C.P.R. testified that, on the night of her encounter with Appellant, she smoked marijuana with him and blacked out several times, waking up periodically to find that J.L.C. was sexually assaulting her. She also testified that she "couldn't move" and that Appellant told her to "shut up," when she objected to his unwanted advances. Id., at 16.
Appellant's statements during the investigation were consistent with C.P.R.'s testimony in several important respects, namely, C.P.R.'s use of marijuana and her reaction to it. Although a lab test did not detect any drugs in C.P.R.'s system, this did not refute her testimony as a matter of law. Rather, the lack of corroboration in the lab test merely constituted arguably inconsistent evidence with C.P.R.'s testimony. It was the juvenile court's role, as the finder-of-fact, to consider conflicting evidence and assign it weight. See Andrulewicz, 911 A.2d at 166.

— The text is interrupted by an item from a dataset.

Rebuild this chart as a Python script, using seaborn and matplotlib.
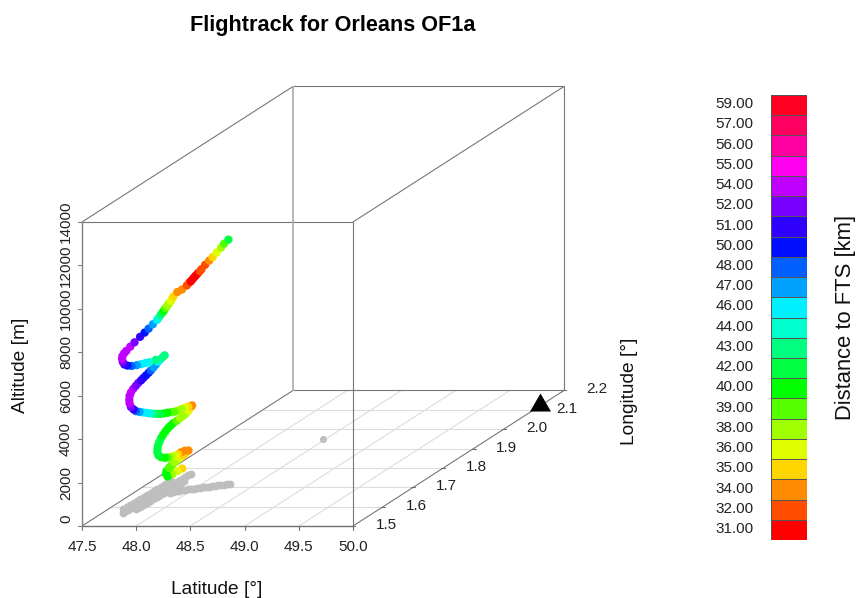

The juvenile court stressed in its 1925(a) opinion that both C.P.R. and Appellant had recalled that C.P.R. smoked marijuana, and that Appellant told her to "calm down" when she started to panic. The juvenile court decided to credit their consistent testimony as to that fact, and to discount the lab report, finding it plausible (in the absence of expert testimony regarding how such tests work) that the report was not conclusive as to whether C.P.R. had been impaired by marijuana on the night in question. See Juvenile Court 1925(a) Opinion, 7/10/2023, at 2.
Accordingly, the juvenile court was not bound, as Appellant claims, to accept the lab report at face value and find that C.P.R.s allegations were not credible. It was rather within the juvenile court's discretion to accept the testimony of C.P.R. that she had been impaired by the effects of marijuana, and that Appellant had sexually assaulted her while she was unconscious. Thus, we find that the juvenile court did not err in finding that the evidence was sufficient to establish C.P.R.'s lack of consent beyond a reasonable doubt.
Order s affirmed.
Judgment Entered.
[*] Former Justice specially assigned to the Superior Court.